With the tendency to divide the land into definite portions arises a conflict between the principle of communal and the principle of private property. Those who obtain definite portions of the soil are in general likely to keep them and transmit them to their descendants. In a country, however, like the Steppe—and it is only of such countries that I am at present speaking—the nature of the soil and the system of agriculture militate against this conversion of simple possession into a right of property. A plot of land is commonly cultivated for only three or four years in succession. It is then abandoned for at least double that period, and the cultivators remove to some other portion of the communal territory. After a time, it is true, they return to the old portion, which has been in the meantime lying fallow; but as the soil is tolerably equal in quality, the families or individuals have no reason to desire the precise plots which they formerly possessed. Under such circumstances the principle of private property in the land is not likely to strike root; each family insists on possessing a certain QUANTITY rather than a certain PLOT of land, and contents itself with a right of usufruct, whilst the right of property remains in the hands of the Commune; and it must not be forgotten that the difference between usufruct and property here is of great practical importance, for so long as the Commune retains the right of property it may re-allot the land in any way it thinks fit.

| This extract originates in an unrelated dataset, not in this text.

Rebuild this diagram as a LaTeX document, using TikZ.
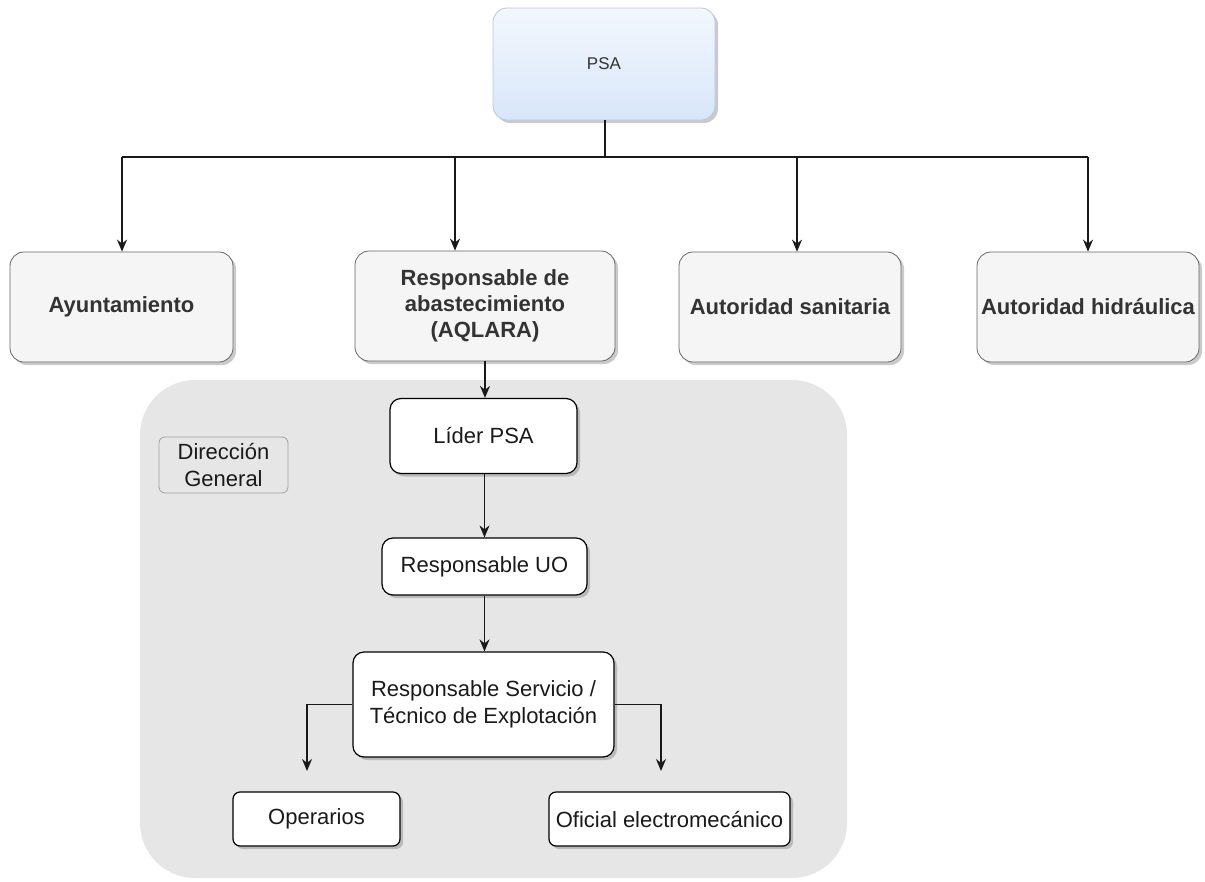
\documentclass[tikz,border=0pt]{standalone}
\usepackage{fontspec}
\setmainfont{Liberation Sans}
\usetikzlibrary{shadows,arrows.meta}
\definecolor{cgrayline}{HTML}{666666}
\definecolor{cgrayfill}{HTML}{F5F5F5}
\definecolor{ctext}{HTML}{333333}
\definecolor{cdark}{HTML}{1A1A1A}
\definecolor{cgroup}{HTML}{E6E6E6}
\definecolor{cdgline}{HTML}{A0A0A0}
\definecolor{cbluetop}{HTML}{F3F7FD}
\definecolor{cbluebot}{HTML}{D8E6FA}
\definecolor{cblueline}{HTML}{B4C8E4}
\begin{document}
\begin{tikzpicture}[x=1pt,y=-1pt,
  shadowed/.style={drop shadow={shadow xshift=3pt,shadow yshift=-3pt,opacity=0.35,fill=black!60}},
  psabox/.style={shadowed,draw=cblueline,line width=0.8pt,top color=cbluetop,bottom color=cbluebot,
    rounded corners=14pt,inner sep=0pt,font=\fontsize{17}{20}\selectfont,text=ctext,
    minimum width=222pt,minimum height=112pt},
  topbox/.style={shadowed,draw=cgrayline,fill=cgrayfill,line width=0.8pt,rounded corners=14pt,
    inner sep=0pt,align=center,font=\fontsize{22}{26}\selectfont\bfseries,text=ctext,
    minimum height=110pt},
  innerbox/.style={shadowed,draw=black,fill=white,line width=1.2pt,rounded corners=11pt,
    inner sep=0pt,align=center,font=\fontsize{22}{27}\selectfont,text=cdark},
  smallbox/.style={innerbox,rounded corners=7pt,minimum height=54pt},
  groupbox/.style={fill=cgroup,rounded corners=55pt,inner sep=0pt},
  dgbox/.style={draw=cdgline,fill=cgroup,line width=0.8pt,rounded corners=6pt,inner sep=0pt,
    align=center,font=\fontsize{22}{27}\selectfont,text=cdark,minimum width=129pt,minimum height=56pt},
  conn/.style={line width=1.5pt,draw=black!90},
  arr/.style={conn,-{Stealth[length=12pt,width=10pt]}}
]
\useasboundingbox (0,0) rectangle (1205,881);
% group background
\node[groupbox,minimum width=707pt,minimum height=498pt] (grp) at (493.5,629) {};
\node[dgbox] (dg) at (223.5,465) {Dirección\\General};
% top
\node[psabox] (psa) at (604,64) {PSA};
\node[topbox,minimum width=223pt] (ay) at (121.5,307) {Ayuntamiento};
\node[topbox,minimum width=260pt] (aq) at (485,306) {Responsable de\\abastecimiento\\(AQLARA)};
\node[topbox,minimum width=222pt] (san) at (790,307) {Autoridad sanitaria};
\node[topbox,minimum width=222pt] (hid) at (1088,307) {Autoridad hidráulica};
% inner
\node[innerbox,minimum width=187pt,minimum height=75pt] (lider) at (483.5,436) {Líder PSA};
\node[innerbox,minimum width=205pt,minimum height=57pt] (uo) at (484.5,566.5) {Responsable UO};
\node[innerbox,minimum width=261pt,minimum height=105pt] (serv) at (483.5,704.5) {Responsable Servicio /\\Técnico de Explotación};
\node[smallbox,minimum width=167pt] (op) at (316.5,819) {Operarios};
\node[smallbox,minimum width=241pt] (of) at (669.5,819) {Oficial electromecánico};
% bus coordinates
\coordinate (jc) at (605,157);
\coordinate (j1) at (122,157);
\coordinate (j2) at (455,157);
\coordinate (j3) at (797,157);
\coordinate (j4) at (1088,157);
\coordinate (opa) at (307,771);
\coordinate (ofa) at (661,771);
% connectors
\draw[conn] (psa.south -| jc) -- (jc);
\draw[conn] (j1) -- (j4);
\draw[arr] (j1) -- (j1 |- ay.north);
\draw[arr] (j2) -- (j2 |- aq.north);
\draw[arr] (j3) -- (j3 |- san.north);
\draw[arr] (j4) -- (j4 |- hid.north);
\draw[arr] (aq.south) -- (aq.south |- lider.north);
\draw[arr] (lider.south -| uo.north) -- (uo.north);
\draw[arr] (uo.south) -- (uo.south |- serv.north);
\draw[arr] (serv.west) -| (opa);
\draw[arr] (serv.east) -| (ofa);
\end{tikzpicture}
\end{document}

As the population increases and land becomes less plentiful, the primitive method of agriculture above alluded to gives place to a less primitive method, commonly known as "the three-field system," according to which the cultivators do not migrate periodically from one part of the communal territory to another, but till always the same fields, and are obliged to manure the plots which they occupy. The principle of communal property rarely survives this change, for by long possession the families acquire a prescriptive right to the portions which they cultivate, and those who manure their land well naturally object to exchange it for land which has been held by indolent, improvident neighbours. In Russia, however, this change has not destroyed the principle of communal property. Though the three-field system has been in use for many generations in the central provinces, the communal principle, with its periodical re-allotment of the land, still remains intact.
For the student of sociology the past history and actual condition of the Don Cossacks present many other features equally interesting and instructive. He may there see, for instance, how an aristocracy can be created by military promotion, and how serfage may originate and become a recognised institution without any legislative enactment. If he takes an interest in peculiar manifestations of religious thought and feeling, he will find a rich field of investigation in the countless religious sects; and if he is a collector of quaint old customs, he will not lack occupation.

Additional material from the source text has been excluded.